D.C. is roughly a third of the way to ending veteran homelessness by the end of 2015, as Mayor Vincent Gray is preparing to break ground on more housing next week.

The Veterans NOW initiative — a collaboration between service providers, community leaders, and government agencies, both local and federal — officially launched in February of this year, with approximately 531 veterans placed in permanent housing between August 2013 and August 2014. (More recent numbers were not immediately available.)

That is roughly one third of the estimated 1,625 homeless veterans (500 chronically, 1,125 non-chronically) that needed housing as of August 2013. That’s more than one placement per day. The 2014 point-in-time count put the number of homeless veterans in D.C. at 408.

Gray, with Housing and Urban Development Secretary Julián Castro, will break ground Monday on a 124-unit mixed income building in NoMa. The building, funded privately and publicly, will feature 60 units of permanent supportive housing for homeless veterans, 47 units “prioritized” for households making no more than 60 percent of the Area Media Income ($45,120 for an individual in 2013) and 17 for households making no more than 30 percent of the AMI.

The permanent supportive housing units at the John and Jill Ker Conway Residence, according to a spokesperson for the non-profit Community Solutions, will be fully furnished by A Wider Circle. The building, a collaboration between Community Solutions and development firm McCormack Baron Salazar, Inc., is expected to be completed in December 2015.

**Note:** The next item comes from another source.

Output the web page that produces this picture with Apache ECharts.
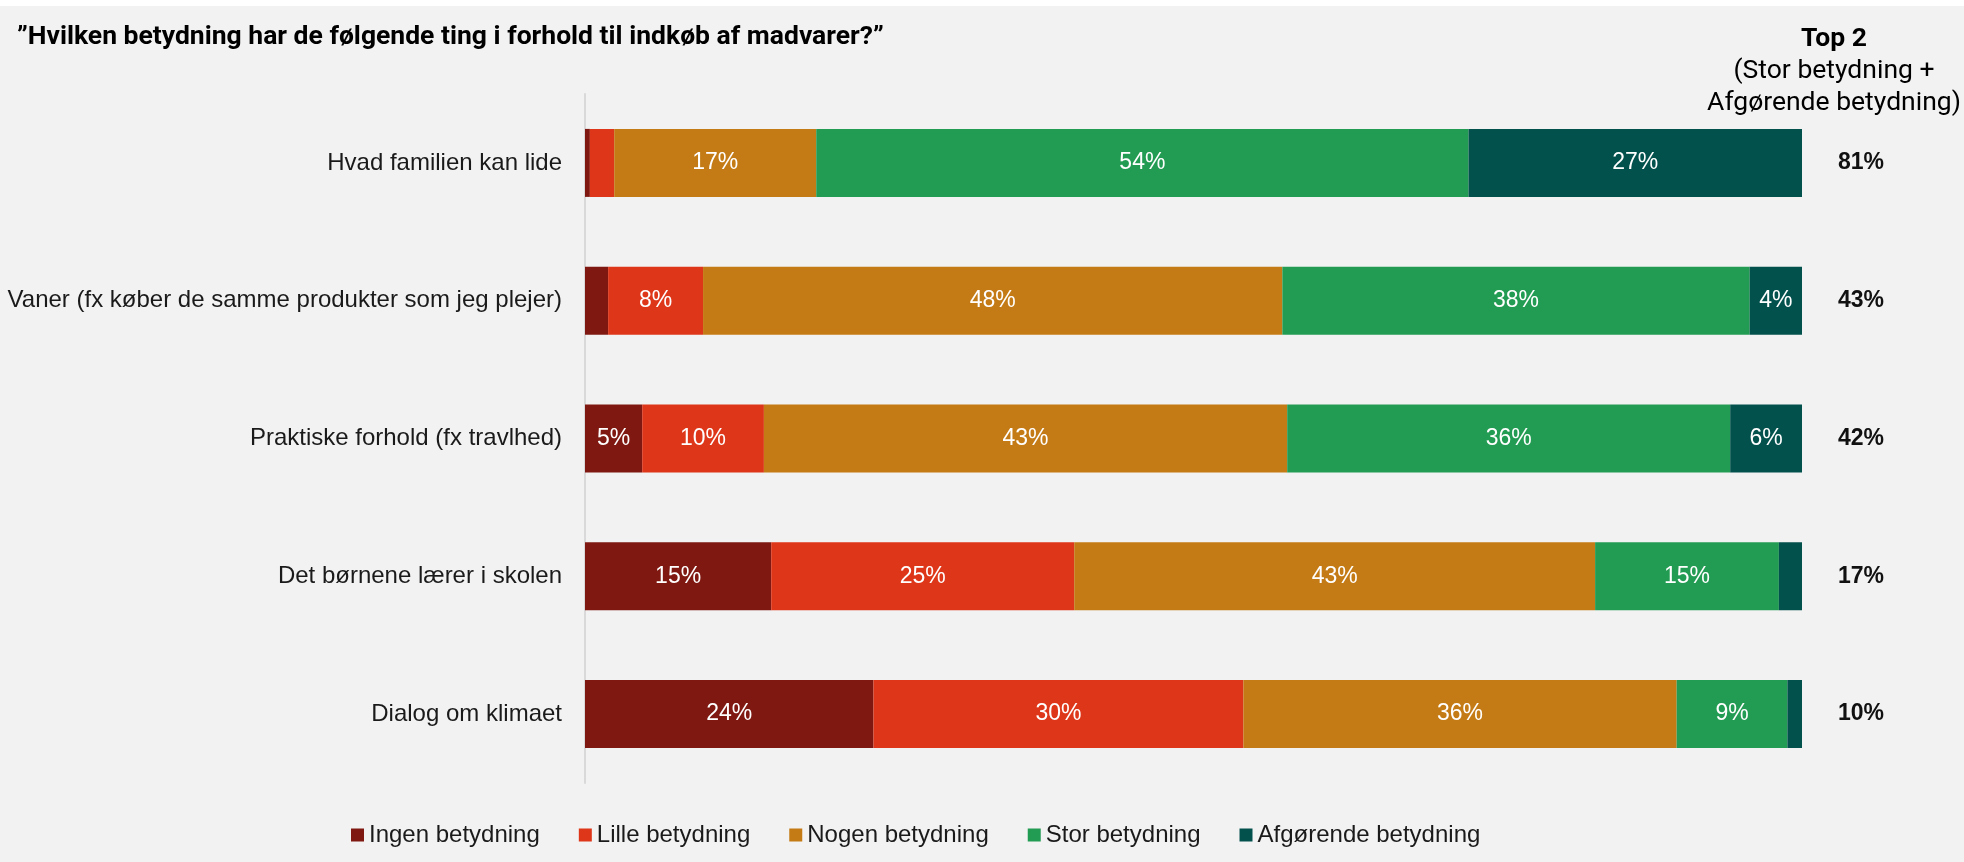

D.C. will also participate in Community Solutions’s Zero: 2016 campaign to end veteran and chronic homelessness by December 2015 and 2016, respectively. Formally launching in January 2015, D.C. “will seek to accelerate [its] housing efforts through four key 
areas of work: closing the research-to-practice gap, real-time data and performance 
management, local systems redesign and local leadership development.”